The Norton Anthology of Western Literature, vol. 2, ed. Sarah Lawall  (most recent edition)
Kafka’s Selected Stories, Norton, ed. and transl. Stanley Corngold
Course Objective: 

Reading literary texts, we will survey intellectual, artistic, and cultural contributions to modern Western thought.  We will explore the legacy of Western tradition and thought by studying literature and ideas that helped shape Western thought from the eighteenth through the twentieth centuries. We will see how the past impinges upon the present, and how various intellectual  movements caused counter-movements or cycles of change.  The texts we will study represent major cultural ideas from the Enlightenment onwards and include Voltaire's _Candide_, Goethe's _Faust_, Chekhov's The Cherry Orchard, Ibsen's Hedda Gabler_, and Kafka's "The Metamorphosis." 

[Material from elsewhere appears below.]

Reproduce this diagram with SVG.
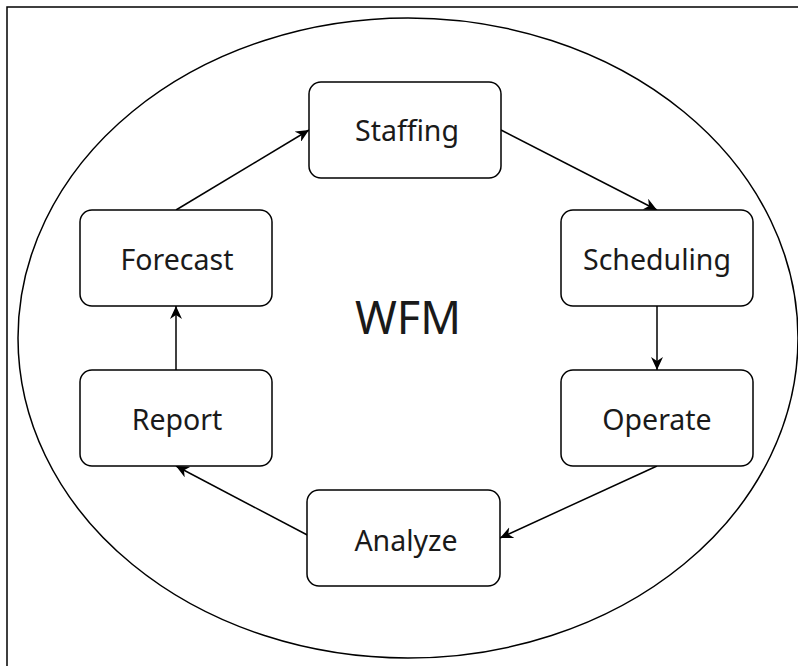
<svg xmlns="http://www.w3.org/2000/svg" width="798" height="666" viewBox="0 0 798 666">
<style>
.node rect{fill:#fff;stroke:#000;stroke-width:1.5}
.node text{font-family:"Noto Sans","Open Sans",sans-serif;font-size:28.5px;fill:#1a1a1a;text-anchor:middle}
.edge{fill:none;stroke:#000;stroke-width:1.5;marker-end:url(#ah)}
</style>
<defs>
<marker id="ah" markerWidth="14" markerHeight="12" refX="13" refY="6" orient="auto" markerUnits="userSpaceOnUse">
<path d="M0,0 L13,6 L0,12 L4,6 Z" fill="#000"/>
</marker>
</defs>
<rect x="7" y="7" width="900" height="800" fill="#fff" stroke="#000" stroke-width="1.5"/>
<ellipse cx="408" cy="338" rx="390" ry="320" fill="none" stroke="#000" stroke-width="1.5"/>
<text x="408" y="334" font-family="Noto Sans,Open Sans,sans-serif" font-size="45" text-anchor="middle" fill="#1a1a1a">WFM</text>
<g id="connectors">
<path class="edge" d="M176,210 L309,130"/>
<path class="edge" d="M501,130 L657,210"/>
<path class="edge" d="M657,306 L657,370"/>
<path class="edge" d="M657,466 L500,538"/>
<path class="edge" d="M313,538 L176,466"/>
<path class="edge" d="M176,370 L176,306"/>
</g>
<g id="staffing" class="node"><rect x="309" y="82" width="192" height="96" rx="12"/><text x="407" y="141">Staffing</text></g>
<g id="scheduling" class="node"><rect x="561" y="210" width="192" height="96" rx="12"/><text x="657" y="270">Scheduling</text></g>
<g id="operate" class="node"><rect x="561" y="370" width="192" height="96" rx="12"/><text x="657" y="430">Operate</text></g>
<g id="analyze" class="node"><rect x="307" y="490" width="193" height="96" rx="12"/><text x="406" y="551">Analyze</text></g>
<g id="report" class="node"><rect x="80" y="370" width="192" height="96" rx="12"/><text x="177" y="430">Report</text></g>
<g id="forecast" class="node"><rect x="80" y="210" width="192" height="96" rx="12"/><text x="177" y="270">Forecast</text></g>
</svg>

HONP 103 04 AND 05 – HONORS SEMINAR IN CONTEMPORARY CIVILIZATION –
  Dr. Tom Benediktsson and Dr. Amy Srebnick

CONTESTED CITIES
Overview:  A team-taught double section of the Honors Seminar in Contemporary Civilization; this course fulfills the General Education Core Requirement for Global Contemporary Issues.  We will study three contemporary “contested cities:” Jerusalem, Tehran, and London.  For each city we will provide historical overviews and contexts for current issues, but our focus will always be on primary sources: political documents, personal memoirs, fiction, poetry, and films.  In the process we hope to accomplish three general goals.  First, you should come away from each unit with a better understanding of the conflicts, both local and global, that emanate from three important places.  Secondly, you will have the opportunity to discuss a variety of broad contemporary questions: the nature of twenty-first century cities, national and international identity, immigration, globalization, postcolonialism, the new imperialism. And finally, through our exploration of such themes as gender, family relationships, and coming of age in a time of conflict, you will have the opportunity to observe the relationship between the political and the deeply personal: when cities are “contested,” citizens are too.

 

HONP 103 03  – HONORS SEMINAR IN CONTEMPORARY CIVILIZATION - Dr. C.Y. Chang

Dr. C.Y.Chang,  Philosophy and Religion Department, Montclair State University
This seminar introduces Honors Program students to the major global issues of the 20th century that led to the globalization of the emerging 21th century. Issues to be considered will include intellectual trends (with particular attention to philosophy and religion), cultural trends, science and technology, economic trends, social and political trends, and international relations.  This seminar will pay special attention to the relationship between the United States-Europe and Asia, given the expectation that Asia will play an important globalization role during the 21th century.